*Aim of the exercise*:
The line containing "xs, ys = project(thetas, cx, cy, rx, ry)" marks the end: extract everything from the first line of the data through that line, exactly, with no pictures.

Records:
════════════════════

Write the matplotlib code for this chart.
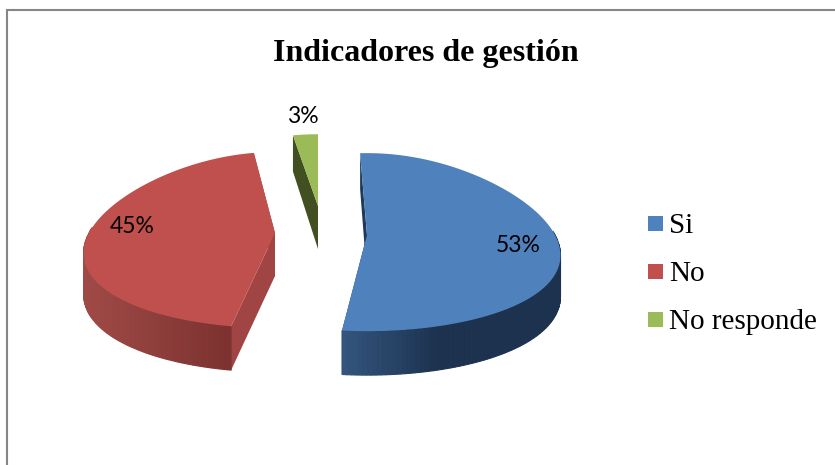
import numpy as np
import matplotlib.pyplot as plt
from matplotlib.colors import to_rgb
from matplotlib.patches import Polygon, Rectangle

# data
categories = ['Si', 'No', 'No responde']
values = [53, 45, 3]
labels = ['53%', '45%', '3%']

colors = ['#4f81bd', '#c0504d', '#9bbb59']
wall_left = ['#34567f', '#a04a47', '#414f21']
wall_right = ['#1c324e', '#762e2c', '#414f21']
radial_colors = ['#1f3a5c', '#a04543', '#414f21']

# exploded slice layout, in pixels: apex x, apex y, rx, ry, then a small turn in degrees
layout = [(367, 235, 188, 89, -2.8), (275, 233, 186, 88, 2.0), (318, 206, 179, 78, 0.0)]
label_pos = [(518, 245), (132, 226), (303, 116)]
persp_x = 0.25
persp_y = 0.08
depth_back = 36
depth_front = 44


def project(theta, cx, cy, rx, ry):
    # theta runs clockwise from 12 o'clock
    u = np.sin(theta)
    v = -np.cos(theta)
    return cx + rx * u * (1 + persp_x * v), cy + ry * v * (1 + persp_y * v)


def depth(theta):
    v = -np.cos(theta)
    return (depth_back + depth_front) / 2 + (depth_front - depth_back) / 2 * v


fig = plt.figure(figsize=(8.35, 4.65), dpi=100)
ax = fig.add_axes([0, 0, 1, 1])
ax.set_xlim(0, 835)
ax.set_ylim(465, 0)
ax.axis('off')

# chart border, only top and left are on the canvas
ax.plot([7, 7, 835], [465, 10, 10], color='#868686', linewidth=1.5, solid_joinstyle='miter')

ends = np.cumsum(values) / np.sum(values) * 2 * np.pi
starts = np.concatenate([[0], ends[:-1]])

for i in range(len(values)):
    cx, cy, rx, ry, turn = layout[i]
    thetas = np.linspace(starts[i], ends[i], 160) + np.radians(turn)
    xs, ys = project(thetas, cx, cy, rx, ry)

    # flat faces along the two radii
    for t in (thetas[0], thetas[-1]):
        px, py = project(t, cx, cy, rx, ry)
        d = depth(t)
        ax.add_patch(Polygon([(cx, cy), (px, py), (px, py + d), (cx, cy + 43)],
                             facecolor=radial_colors[i], edgecolor='none', zorder=2))

    # curved outer wall, split up for the shading
    c0 = np.array(to_rgb(wall_left[i]))
    c1 = np.array(to_rgb(wall_right[i]))
    xmin, xmax = xs.min(), xs.max()
    for j in range(len(thetas) - 1):
        if -np.cos(thetas[j]) < -0.05:
            continue
        quad = [(xs[j], ys[j]), (xs[j + 1], ys[j + 1]),
                (xs[j + 1], ys[j + 1] + depth(thetas[j + 1])),
                (xs[j], ys[j] + depth(thetas[j]))]
        f = (xs[j] - xmin) / (xmax - xmin)
        if i == 0:
            f = min(f * 2.2, 1)
        col = c0 + (c1 - c0) * f
        ax.add_patch(Polygon(quad, facecolor=col, edgecolor=col, linewidth=0.8, zorder=3))

    # top face
    ax.fill(np.r_[cx, xs], np.r_[cy, ys], color=colors[i], linewidth=0, zorder=4)

    ax.text(label_pos[i][0], label_pos[i][1], labels[i], family='Lato', fontsize=16.5,
            ha='center', va='center', color='black', zorder=5)

ax.text(425.5, 53, 'Indicadores de gestión', family='Liberation Serif', fontsize=23,
        fontweight='bold', ha='center', va='center', color='black')

# legend
for i, name in enumerate(categories):
    y = 216 + 48 * i
    ax.add_patch(Rectangle((648, y), 15, 15, facecolor=colors[i], edgecolor='none'))
    ax.text(669, y + 17, name, family='Liberation Serif', fontsize=21,
            ha='left', va='baseline', color='black')

fig.savefig('out.png', dpi=100)
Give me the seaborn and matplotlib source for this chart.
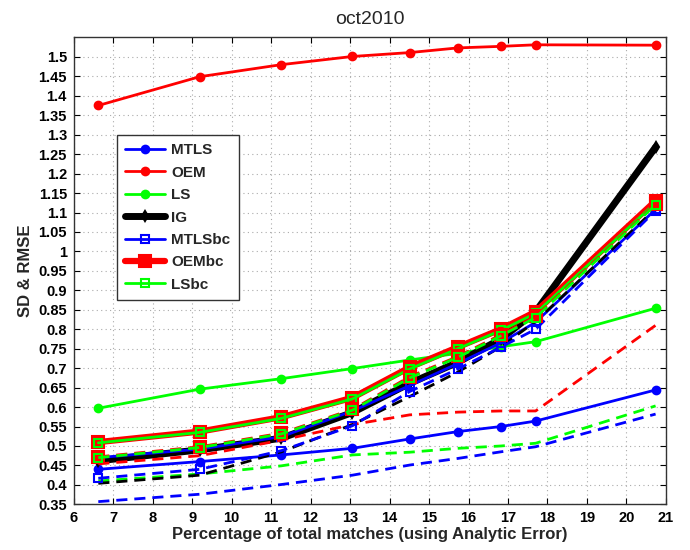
import matplotlib
matplotlib.use("Agg")
import matplotlib.pyplot as plt
import seaborn as sns

# Percentage of total matches at each threshold
pct = [6.62, 9.19, 11.26, 13.06, 14.51, 15.73, 16.82, 17.70, 20.74]

# RMSE per method (solid lines)
mtls = [0.440, 0.460, 0.477, 0.494, 0.518, 0.537, 0.550, 0.564, 0.644]
oem = [1.375, 1.449, 1.480, 1.501, 1.511, 1.523, 1.527, 1.531, 1.530]
ls = [0.597, 0.646, 0.673, 0.699, 0.721, 0.738, 0.755, 0.768, 0.854]
ig = [0.462, 0.490, 0.520, 0.586, 0.661, 0.715, 0.775, 0.845, 1.268]
mtls_bc = [0.470, 0.492, 0.524, 0.590, 0.655, 0.712, 0.765, 0.818, 1.108]
oem_bc = [0.510, 0.537, 0.574, 0.624, 0.702, 0.754, 0.800, 0.845, 1.130]
ls_bc = [0.508, 0.535, 0.571, 0.621, 0.698, 0.750, 0.797, 0.841, 1.125]

# SD per method (dashed lines)
mtls_sd = [0.357, 0.376, 0.401, 0.425, 0.451, 0.468, 0.485, 0.498, 0.582]
oem_sd = [0.454, 0.475, 0.515, 0.555, 0.580, 0.587, 0.590, 0.590, 0.810]
ls_sd = [0.410, 0.428, 0.449, 0.477, 0.484, 0.494, 0.500, 0.507, 0.603]
ig_sd = [0.404, 0.425, 0.485, 0.555, 0.627, 0.690, 0.755, 0.820, 1.110]
mtls_bc_sd = [0.417, 0.440, 0.488, 0.552, 0.640, 0.698, 0.754, 0.800, 1.105]
oem_bc_sd = [0.472, 0.498, 0.533, 0.594, 0.678, 0.730, 0.786, 0.833, 1.122]
ls_bc_sd = [0.470, 0.496, 0.531, 0.592, 0.675, 0.728, 0.783, 0.830, 1.120]

x_ticks = list(range(6, 22))
y_ticks = [round(0.35 + 0.05 * i, 2) for i in range(24)]

sns.set_style("white")
plt.rcParams["font.family"] = ["Liberation Sans", "DejaVu Sans"]

BLUE, RED, GREEN, BLACK = "#0000ff", "#ff0000", "#00ff00", "#000000"


def style(color, lw, marker=None, ms=6, open_face=False):
    kw = dict(color=color, lw=lw)
    if marker:
        kw.update(marker=marker, ms=ms, mec=color, mew=1.5,
                  mfc="none" if open_face else color)
    return kw


fig = plt.figure(figsize=(6.9, 5.5), dpi=100)
ax = fig.add_axes([0.107, 0.083, 0.858, 0.849])

solid = [
    ("MTLS", mtls, style(BLUE, 2, "o", 5.5)),
    ("OEM", oem, style(RED, 2, "o", 5.5)),
    ("LS", ls, style(GREEN, 2, "o", 5.5)),
    ("IG", ig, style(BLACK, 5, "d", 5)),
    ("MTLSbc", mtls_bc, style(BLUE, 2, "s", 6, open_face=True)),
    ("OEMbc", oem_bc, style(RED, 4.5, "s", 8)),
    ("LSbc", ls_bc, style(GREEN, 2, "s", 6, open_face=True)),
]
dashed = [
    (mtls_sd, style(BLUE, 2)),
    (oem_sd, style(RED, 2)),
    (ls_sd, style(GREEN, 2)),
    (ig_sd, style(BLACK, 2)),
    (mtls_bc_sd, style(BLUE, 2, "s", 6, open_face=True)),
    (oem_bc_sd, style(RED, 2, "s", 8)),
    (ls_bc_sd, style(GREEN, 2, "s", 6, open_face=True)),
]

handles, labels = [], []
for label, vals, kw in solid:
    n_before = len(ax.lines)
    sns.lineplot(x=pct, y=vals, ax=ax, linestyle="-", legend=False, **kw)
    handles.append(ax.lines[n_before])
    labels.append(label)
for vals, kw in dashed:
    sns.lineplot(x=pct, y=vals, ax=ax, linestyle=(0, (4, 2.5)),
                 legend=False, **kw)

ax.set_xlim(6, 21)
ax.set_ylim(0.35, 1.55)
ax.set_xticks(x_ticks)
ax.set_yticks(y_ticks)
ax.set_xticklabels([str(t) for t in x_ticks], fontweight="bold", fontsize=10.5)
ax.set_yticklabels([f"{t:g}" for t in y_ticks], fontweight="bold", fontsize=10.5)
ax.tick_params(direction="in", length=4, width=0.8, top=True, right=True,
               bottom=True, left=True, pad=5, colors="black")
ax.grid(True, linestyle=(0, (1, 3)), color="#aaaaaa", linewidth=0.8)
for sp in ax.spines.values():
    sp.set_color("#333333")
    sp.set_linewidth(1.0)

ax.set_xlabel("Percentage of total matches (using Analytic Error)",
              fontweight="bold", fontsize=12, labelpad=1)
ax.set_ylabel("SD & RMSE", fontweight="bold", fontsize=12, labelpad=4)
ax.set_title("oct2010", fontsize=14, pad=10)

leg = ax.legend(handles, labels, loc="upper left",
                bbox_to_anchor=(0.073, 0.791), borderaxespad=0,
                prop={"weight": "bold", "size": 11}, frameon=True,
                fancybox=False, handlelength=2.6, borderpad=0.55,
                labelspacing=0.55, handletextpad=0.4)
leg.get_frame().set_edgecolor("#333333")
leg.get_frame().set_linewidth(1.0)
leg.get_frame().set_alpha(1)

fig.savefig("out.png", dpi=100)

════════════════════

*Exercise solution*:
Write the matplotlib code for this chart.
import numpy as np
import matplotlib.pyplot as plt
from matplotlib.colors import to_rgb
from matplotlib.patches import Polygon, Rectangle

# data
categories = ['Si', 'No', 'No responde']
values = [53, 45, 3]
labels = ['53%', '45%', '3%']

colors = ['#4f81bd', '#c0504d', '#9bbb59']
wall_left = ['#34567f', '#a04a47', '#414f21']
wall_right = ['#1c324e', '#762e2c', '#414f21']
radial_colors = ['#1f3a5c', '#a04543', '#414f21']

# exploded slice layout, in pixels: apex x, apex y, rx, ry, then a small turn in degrees
layout = [(367, 235, 188, 89, -2.8), (275, 233, 186, 88, 2.0), (318, 206, 179, 78, 0.0)]
label_pos = [(518, 245), (132, 226), (303, 116)]
persp_x = 0.25
persp_y = 0.08
depth_back = 36
depth_front = 44


def project(theta, cx, cy, rx, ry):
    # theta runs clockwise from 12 o'clock
    u = np.sin(theta)
    v = -np.cos(theta)
    return cx + rx * u * (1 + persp_x * v), cy + ry * v * (1 + persp_y * v)


def depth(theta):
    v = -np.cos(theta)
    return (depth_back + depth_front) / 2 + (depth_front - depth_back) / 2 * v


fig = plt.figure(figsize=(8.35, 4.65), dpi=100)
ax = fig.add_axes([0, 0, 1, 1])
ax.set_xlim(0, 835)
ax.set_ylim(465, 0)
ax.axis('off')

# chart border, only top and left are on the canvas
ax.plot([7, 7, 835], [465, 10, 10], color='#868686', linewidth=1.5, solid_joinstyle='miter')

ends = np.cumsum(values) / np.sum(values) * 2 * np.pi
starts = np.concatenate([[0], ends[:-1]])

for i in range(len(values)):
    cx, cy, rx, ry, turn = layout[i]
    thetas = np.linspace(starts[i], ends[i], 160) + np.radians(turn)
    xs, ys = project(thetas, cx, cy, rx, ry)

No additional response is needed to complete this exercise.